Ok, so I humbled myself to ask the prof (I seriously don’t like the guy, he’s the only one I’ve had so far that makes me roll my eyes).
Use on use. Instead of use, think of the word trustee.
A gives land to B on trust to C. When B dies, C gets the land. Pre 1660, this meant that there were feudal dues (taxes) to pay on the passing of the property via secession.
So to get around that, A gives land to B, C, D, E, F, and G on trust for H’s heirs and assigns. B to F are varying ages. They are Joint Tenants. Due to the way that works, the property rights vest in the next person when one of them dies. When the last trustee dies, then the property passes to H or his heirs and assigns. Then the tax is due, but it’s delayed.

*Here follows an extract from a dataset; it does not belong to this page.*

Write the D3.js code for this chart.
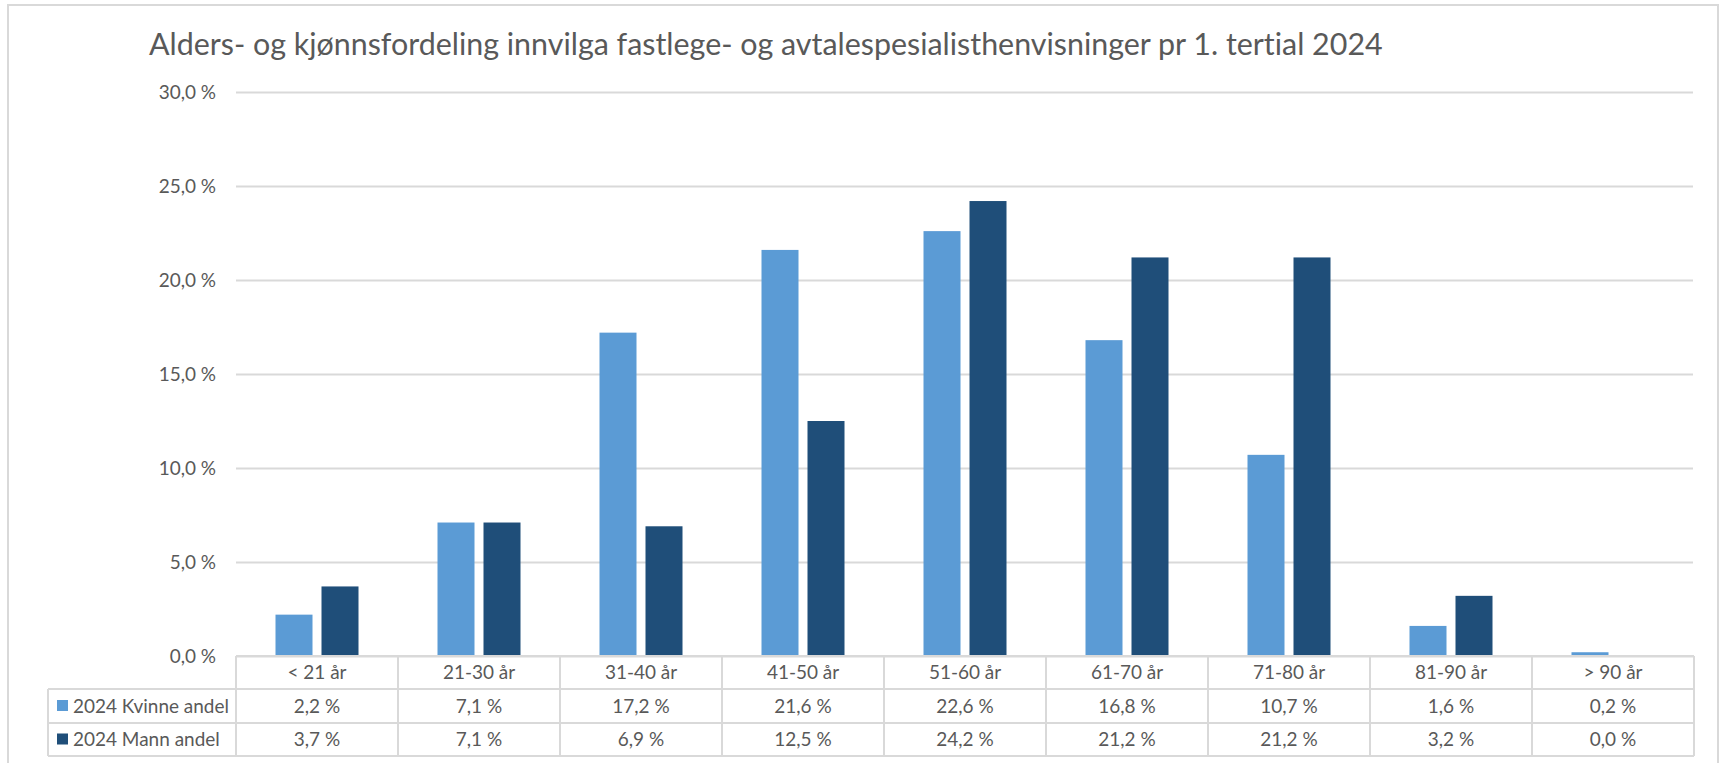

Henry VIII had a lot of weddings to pay for, so he made laws to prevent this.
So clever lawyers stacked the use. So it was from A to B and B to C and C to D and D to E for the benefit of F or his heirs and assigns. So the A made B trustee to C and C trustee to D and so on. You could do this in a chain of up to five people (before it got to crazy to keep track of.)
Equity courts after 1660 said sure, this is legal, and hey, doesn’t matter anyway cause no more feudal dues.
Thus, Statute of Uses.
I think this is right, it looks like what he drew on the board. It still ever so slightly hurts my head.
And Campion, re-enacting feoffement with livery of seisin is probably the coolest thing I have heard of law students actually doing, that’s just awesome!